The United Nations has said the ambush of the peacekeeping base was carried out by suspected ADF rebels, a shadowy group dominated by radical islamists, one of several armed groups active in the North Kivu region. ADF has terrorised Uganda and DRC for decades.
In 2016, ADF attacked and massacred Congolese in Beni and other parts of DRC.
UN investigators will examine the circumstances surrounding the attacks, evaluate the response of the UN peacekeepers and make recommendations on how to prevent such violence, the UN said.
Two military officers from Tanzania will take part in the investigation.

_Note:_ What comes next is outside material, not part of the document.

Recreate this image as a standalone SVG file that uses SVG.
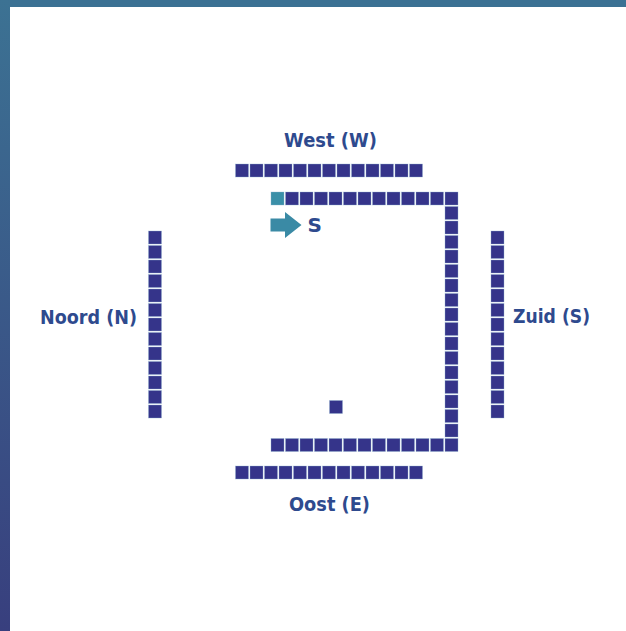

The team will travel to the DRC later this month and to countries in the region.
The attack was the bloodiest against MONUSCO, the UN force deployed in the DR Congo since 1999, and the worst against a UN force since the death of 24 Pakistani peacekeepers in Somalia in June 1993.
DRC’s huge eastern region has long been wracked by violence, but fighting between government soldiers and militia groups, as well as inter-ethnic clashes, has increased in 2017.
North Kivu province, which borders Uganda and Rwanda, has seen a particular uptick in killings and kidnappings between rival ethnic groups.
Since October 2014, the ADF has been accused by Kinshasa and the UN of killing more than 700 people in the Beni region, where last week’s attack also took place.
In a counter operation to neutralize the rebels, Uganda’s army, UPDF launched air and artillery strikes against the ADF in DRC in late December last year, killing over 100 of its fighters in a joint operation with the FARDC, DRC’s army.